Wednesday, June 10, 2009

Health Reform for Beginners: The Difference Between Socialized Medicine, Single-Payer Health Care, and What We'll Be Getting

Socialized medicine is a system in which the government owns the means of providing medicine. Britain is an example of socialized system, as, in America, is the Veterans Health Administration. In a socialized system, the government employs the doctors and nurses, builds and owns the hospitals, and bargains for and purchases the technology. I have literally never heard a proposal for converting America to a socialized system of medicine. And I know a lot of liberals.

Single-payer health care is not socialized medicine. It's a system in which one institution purchases all, or in reality, most, of the care. But the payer does not own the doctors or the hospitals or the nurses or the MRI scanners. Medicare is an example of a mostly single-payer system, as is France. Both of these systems have private insurers to choose from, but the government is the dominant purchaser. (As an aside here, unlike in socialized medicine, "single-payer health care" has nothing in particular to do with the government. The state might be the single payer. But if Aetna managed to wrest 100 percent of the health insurance market, then it would be the single payer. The term refers to market share, not federal control.)
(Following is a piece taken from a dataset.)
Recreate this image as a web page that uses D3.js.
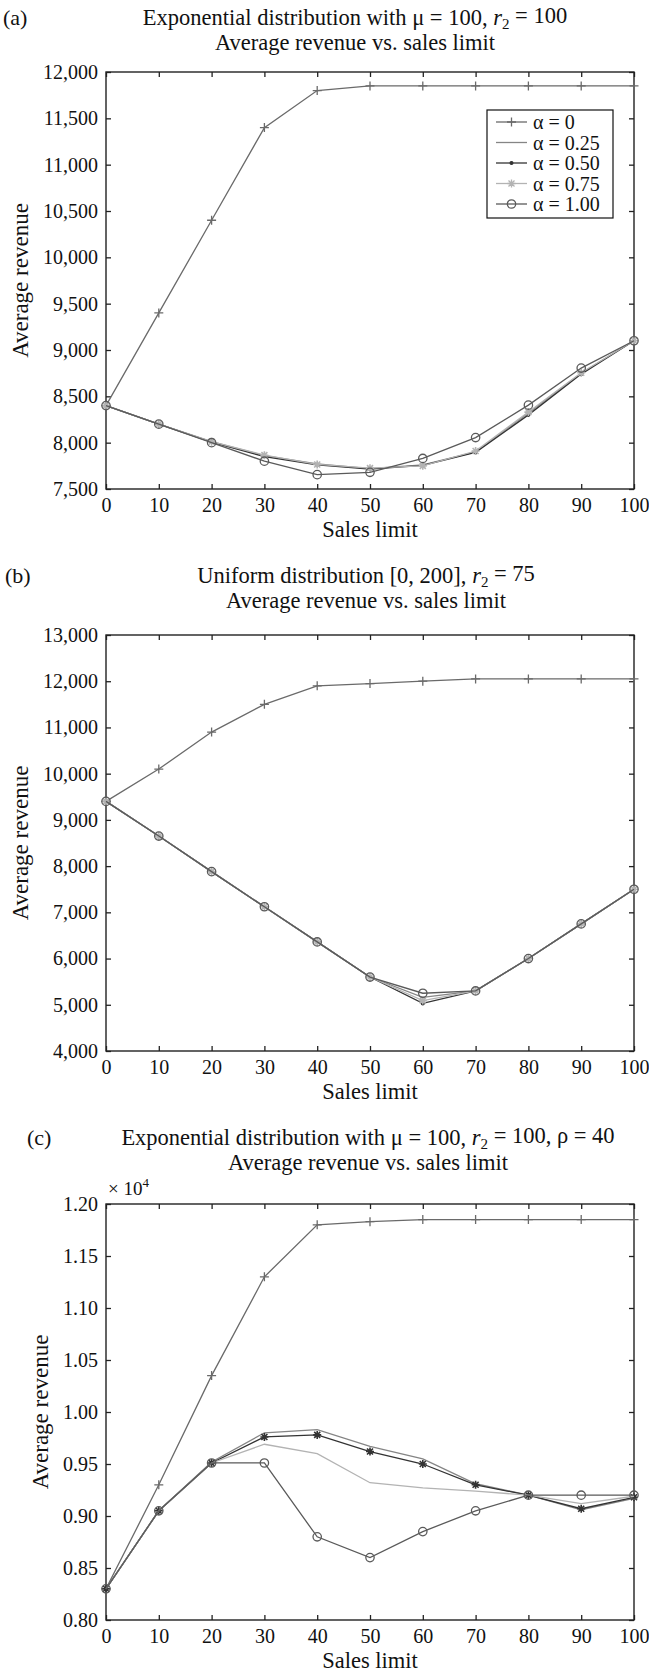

Meanwhile, what we're actually going to get is not socialized medicine or single-payer health care. It's a hybrid system. Private insurers, hopefully competing with a public option. Private doctors and private hospitals. Government regulation and subsidies. It's going to be complicated and messy and inefficient and hopeful and the product of a strange mix of corporate preferences and public compassion and latent populism. It will, in other words, be a uniquely American system, and hard to describe with a single epithet.